▶ Input:
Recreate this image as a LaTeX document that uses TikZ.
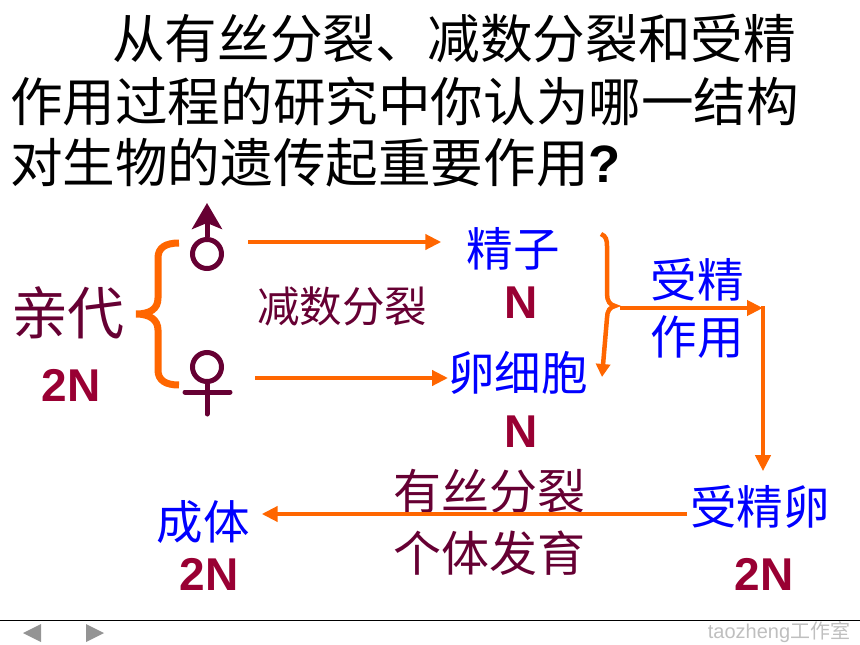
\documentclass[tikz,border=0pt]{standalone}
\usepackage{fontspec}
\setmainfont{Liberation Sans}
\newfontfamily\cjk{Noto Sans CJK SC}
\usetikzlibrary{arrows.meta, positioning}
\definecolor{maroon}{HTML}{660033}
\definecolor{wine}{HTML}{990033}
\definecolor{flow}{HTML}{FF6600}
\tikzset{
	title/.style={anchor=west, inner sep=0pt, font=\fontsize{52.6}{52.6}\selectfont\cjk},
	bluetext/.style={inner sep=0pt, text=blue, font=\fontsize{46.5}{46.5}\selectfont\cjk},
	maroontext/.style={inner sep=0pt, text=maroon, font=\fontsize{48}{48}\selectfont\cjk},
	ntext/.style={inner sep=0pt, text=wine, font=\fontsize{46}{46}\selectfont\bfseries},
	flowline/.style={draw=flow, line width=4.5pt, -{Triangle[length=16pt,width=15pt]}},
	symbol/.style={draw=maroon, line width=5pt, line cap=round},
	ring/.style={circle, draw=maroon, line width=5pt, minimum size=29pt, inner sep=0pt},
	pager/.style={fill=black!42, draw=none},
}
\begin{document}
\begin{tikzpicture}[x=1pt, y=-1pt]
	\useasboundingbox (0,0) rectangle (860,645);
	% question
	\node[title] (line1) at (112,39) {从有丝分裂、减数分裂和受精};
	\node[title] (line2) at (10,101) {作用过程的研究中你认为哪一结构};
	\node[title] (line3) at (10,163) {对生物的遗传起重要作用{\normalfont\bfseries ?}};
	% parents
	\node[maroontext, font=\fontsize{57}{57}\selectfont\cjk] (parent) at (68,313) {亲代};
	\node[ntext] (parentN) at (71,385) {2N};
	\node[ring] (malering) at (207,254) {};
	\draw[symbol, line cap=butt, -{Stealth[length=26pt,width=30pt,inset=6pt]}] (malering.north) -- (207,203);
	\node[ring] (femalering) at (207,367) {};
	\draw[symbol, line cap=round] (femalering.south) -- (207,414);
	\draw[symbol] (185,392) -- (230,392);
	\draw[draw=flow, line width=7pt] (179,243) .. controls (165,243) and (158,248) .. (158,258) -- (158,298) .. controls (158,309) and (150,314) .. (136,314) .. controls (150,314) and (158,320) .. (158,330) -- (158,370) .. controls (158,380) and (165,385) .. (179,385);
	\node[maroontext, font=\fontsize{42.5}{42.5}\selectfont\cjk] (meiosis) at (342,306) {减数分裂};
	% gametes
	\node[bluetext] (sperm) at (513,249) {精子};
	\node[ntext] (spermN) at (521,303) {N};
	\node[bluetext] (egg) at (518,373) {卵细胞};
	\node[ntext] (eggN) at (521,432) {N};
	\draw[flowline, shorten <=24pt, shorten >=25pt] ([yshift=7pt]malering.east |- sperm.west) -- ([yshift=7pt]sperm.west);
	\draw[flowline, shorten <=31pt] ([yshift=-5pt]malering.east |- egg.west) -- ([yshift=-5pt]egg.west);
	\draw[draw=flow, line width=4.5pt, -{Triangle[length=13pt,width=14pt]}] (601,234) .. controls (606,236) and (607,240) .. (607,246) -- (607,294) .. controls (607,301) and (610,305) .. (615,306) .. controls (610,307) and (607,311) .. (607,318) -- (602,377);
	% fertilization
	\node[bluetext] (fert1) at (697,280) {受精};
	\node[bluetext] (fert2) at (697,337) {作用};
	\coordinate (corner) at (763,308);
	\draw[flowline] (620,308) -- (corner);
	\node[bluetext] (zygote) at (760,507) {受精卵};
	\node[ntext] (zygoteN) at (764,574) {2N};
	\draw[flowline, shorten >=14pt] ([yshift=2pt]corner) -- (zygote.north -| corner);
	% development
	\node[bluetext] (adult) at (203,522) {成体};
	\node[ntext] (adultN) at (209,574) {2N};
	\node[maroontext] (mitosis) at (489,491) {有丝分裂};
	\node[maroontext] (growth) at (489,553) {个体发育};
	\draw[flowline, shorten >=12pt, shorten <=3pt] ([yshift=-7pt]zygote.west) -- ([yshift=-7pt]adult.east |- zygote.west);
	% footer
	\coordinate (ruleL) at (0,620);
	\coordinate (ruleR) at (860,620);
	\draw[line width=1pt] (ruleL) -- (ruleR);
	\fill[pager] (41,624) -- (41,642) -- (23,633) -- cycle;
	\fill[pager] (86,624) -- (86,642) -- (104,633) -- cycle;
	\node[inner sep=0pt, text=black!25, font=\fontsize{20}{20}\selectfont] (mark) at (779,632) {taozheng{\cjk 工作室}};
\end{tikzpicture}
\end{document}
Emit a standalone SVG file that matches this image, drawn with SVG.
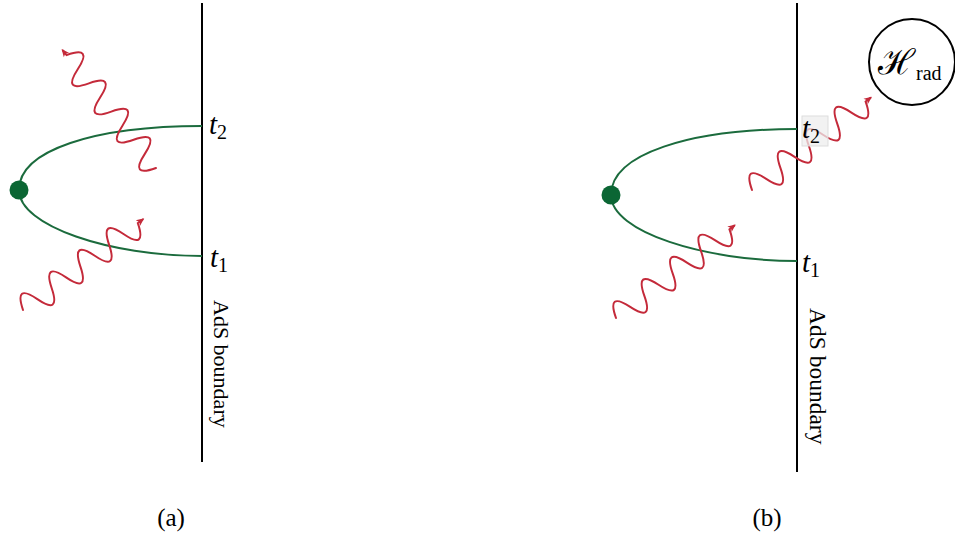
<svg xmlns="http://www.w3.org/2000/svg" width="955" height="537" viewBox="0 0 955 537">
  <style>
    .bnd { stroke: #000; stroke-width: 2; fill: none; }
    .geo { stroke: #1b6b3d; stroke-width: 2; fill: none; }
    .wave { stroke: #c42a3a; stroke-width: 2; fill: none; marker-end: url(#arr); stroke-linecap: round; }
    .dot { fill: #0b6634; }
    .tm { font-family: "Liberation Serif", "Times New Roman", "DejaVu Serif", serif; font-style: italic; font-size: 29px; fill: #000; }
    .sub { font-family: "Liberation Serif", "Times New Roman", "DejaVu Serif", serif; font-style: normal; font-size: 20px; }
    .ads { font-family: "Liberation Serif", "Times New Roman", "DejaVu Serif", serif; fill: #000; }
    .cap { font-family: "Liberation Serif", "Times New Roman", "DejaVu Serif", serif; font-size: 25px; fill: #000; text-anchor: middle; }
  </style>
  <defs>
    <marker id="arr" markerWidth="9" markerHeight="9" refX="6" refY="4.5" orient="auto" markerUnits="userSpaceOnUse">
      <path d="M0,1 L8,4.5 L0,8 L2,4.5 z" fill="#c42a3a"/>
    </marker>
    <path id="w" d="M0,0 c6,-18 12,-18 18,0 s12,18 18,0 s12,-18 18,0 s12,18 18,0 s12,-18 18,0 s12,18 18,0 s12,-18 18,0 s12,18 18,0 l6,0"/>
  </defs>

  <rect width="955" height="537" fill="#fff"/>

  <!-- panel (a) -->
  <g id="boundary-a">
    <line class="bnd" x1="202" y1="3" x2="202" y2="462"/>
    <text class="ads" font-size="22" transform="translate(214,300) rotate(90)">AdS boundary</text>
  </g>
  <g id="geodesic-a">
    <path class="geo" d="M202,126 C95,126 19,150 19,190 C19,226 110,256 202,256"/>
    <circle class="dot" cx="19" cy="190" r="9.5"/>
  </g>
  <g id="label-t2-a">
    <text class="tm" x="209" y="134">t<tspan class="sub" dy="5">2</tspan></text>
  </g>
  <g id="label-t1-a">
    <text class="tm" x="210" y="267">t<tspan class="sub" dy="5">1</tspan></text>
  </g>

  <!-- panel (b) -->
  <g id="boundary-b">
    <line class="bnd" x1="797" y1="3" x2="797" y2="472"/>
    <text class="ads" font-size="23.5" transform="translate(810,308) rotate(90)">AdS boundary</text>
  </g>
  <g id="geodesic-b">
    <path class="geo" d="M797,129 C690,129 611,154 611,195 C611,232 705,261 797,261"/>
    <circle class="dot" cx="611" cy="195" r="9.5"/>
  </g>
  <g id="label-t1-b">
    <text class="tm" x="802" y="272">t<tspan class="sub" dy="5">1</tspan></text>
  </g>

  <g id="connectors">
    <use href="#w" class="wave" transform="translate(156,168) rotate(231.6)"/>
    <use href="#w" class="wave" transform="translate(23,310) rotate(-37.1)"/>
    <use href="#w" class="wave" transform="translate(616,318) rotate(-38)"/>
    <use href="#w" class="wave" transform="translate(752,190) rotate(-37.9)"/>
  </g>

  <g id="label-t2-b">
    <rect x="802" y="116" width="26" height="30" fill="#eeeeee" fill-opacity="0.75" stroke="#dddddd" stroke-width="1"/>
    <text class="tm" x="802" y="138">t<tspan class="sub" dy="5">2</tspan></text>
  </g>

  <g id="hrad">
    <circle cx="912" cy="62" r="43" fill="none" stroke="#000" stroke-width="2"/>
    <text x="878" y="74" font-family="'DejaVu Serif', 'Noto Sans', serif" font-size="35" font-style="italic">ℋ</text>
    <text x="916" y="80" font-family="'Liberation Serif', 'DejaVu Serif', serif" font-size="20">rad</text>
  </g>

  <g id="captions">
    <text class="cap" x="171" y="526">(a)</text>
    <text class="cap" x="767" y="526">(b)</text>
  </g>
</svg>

▶ Exercise prompt: State the count of lines with the word "that" in them, and write nothing else.

▶ Full solution: 2